O ser humano tem buscado cada vez mais sua realização pessoal, os relacionamentos estão mais voláteis e, naturalmente, as expectativas depositadas no parceiro servem como bloqueio para que, muitas vezes, abordemos o assunto patrimônio no limiar de uma relação afetiva. 

Embora, muitas vezes, as pessoas “só queiram amar”, o Estado atribui efeitos jurídicos às relações que caracterizam união estável. Embora não gere alteração de estado civil, a união estável gera obrigação alimentar entre os conviventes, efeitos patrimoniais e sucessórios.

A formalização de pactos preliminares pode, assim, evitar dolorosas disputas judiciais. 

A principal questão normalmente tratada nos contratos de união estável diz respeito à escolha de regime de bens diverso da comunhão parcial de bens, que vigora caso nada seja estipulado em contrário. As partes podem estipular regime que melhor atenda às suas necessidades, inclusive através da estipulação de um regime híbrido.

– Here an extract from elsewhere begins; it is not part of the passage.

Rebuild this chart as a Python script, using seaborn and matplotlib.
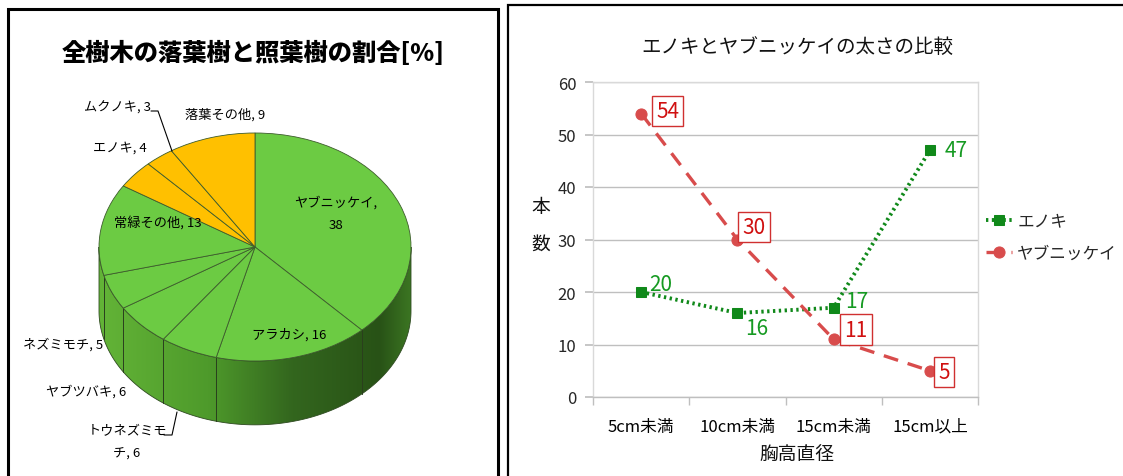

E, nesse aspecto, é importante compartilhar a atual posição do STJ, no sentido de que é impossível emprestar efeitos jurídicos retroativos ao contrato de união estável. Em outras palavras: Entende o STJ que enquanto nada for dito, vigora o regime da comunhão parcial. Regime diverso, escolhido pelos conviventes, só vigora da data da formalização do contrato em diante.

Daí decorre a inafastável importância de um enfrentamento antecipado das questões patrimoniais.  


Do contrato de namoro

Como dito antes, se não houver o intuito de constituir família, não se caracteriza a união estável.  

Assim, recentemente, para que os envolvidos não fossem tomados de surpresa no decorrer de um relacionamento que não reúne tal requisito, passou a se formalizar o chamado “contrato de namoro”. Neste, o casal reconhece que está envolvido em um relacionamento amoroso, o qual se esgota nisso mesmo, ou seja, que não há a intenção de constituir família.

Visto inicialmente com desconfiança, sobretudo porque eventual união estável ocorre no mundo dos fatos, de modo que um documento escrito não poderia se sobrepor à realidade da vida, hoje o contrato de namoro ganha cada vez mais defensores na doutrina especializada. 

De fato, se a relação não é um simples namoro, mas configura união estável, um contrato não terá o alcance de desqualificá-la. 

No entanto, parece plenamente possível a elaboração de um documento que sinalize a existência de mero namoro e que, caso o relacionamento evolua para uma entidade familiar, que suas normas patrimoniais sejam reguladas, por exemplo, pelo regime da separação convencional de bens. 


Assim é o Direito: uma ciência que não é exata, que acompanha a evolução da sociedade e que está em constante mudança. Um bom profissional sempre saberá apontar caminhos e atender às expectativas patrimoniais daqueles que optaram ou, como não raras vezes, deram-se conta de que vivem em união estável.